Natasha’s work has many sources of inspiration, but for the two paintings she calls “Fashion Icons” she directly credits Gustav Klimt. They are somewhat different than her main body of work. The trademark bricks are missing. Explaining the work, Natasha says, “No, I didn’t use bricks here, because it is from a different idea of decorative painting. It reminds me of working on fabric print. I want to show color, ornaments, checkerboard, stripes… I want to bring attention to the jewelry, and to the whole idea of the fashion of it. Also, I have gold around the head, like icons do. I want to make a connection between the fashion spirit and the Holy Spirit. I believe that on a certain level fashion can be spiritual. In these two picture the eye that watches them will continually move. There is something going on everywhere you look.

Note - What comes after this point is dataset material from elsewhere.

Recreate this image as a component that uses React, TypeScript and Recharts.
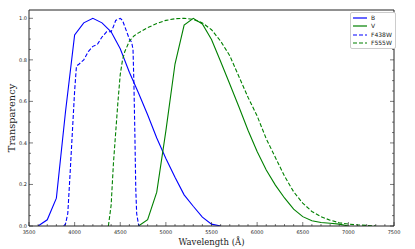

It’s like a river or song; and I believe it is a kind of spiritual painting.”

The gallery in New Hope offers both original art and giclee prints that faithful reproductions that are sometimes indistinguishable from the originals. Giclee prints can be made in various sizes at different prices. The process of making giclee prints involve the using of archival inks on archival quality paper. As a result of this reproduction technology people can afford reproductions that look almost identical to the original. Giclee prints are usually made in limited additions.

Yury not only manages Natasha’s art, he is her most loyal fan. Natasha says, looking right at Yury, “He pushes me.” They both laugh. “His pushing is more like gentle nudges. He likes to emphasize that she is a member of the International Association of Women Artist and participates in many prestigious shows. He also points out that in addition to showing in the New Hope galleries, Natasha has worked all over the country and showed on Broadway and in Florida.

The Natasha Pantelyat Gallery is located on 16 W. Bridge street in New Hope. It is open during the summer Wednesday to Sunday from 11:00 AM to 7 PM and by individual appointment.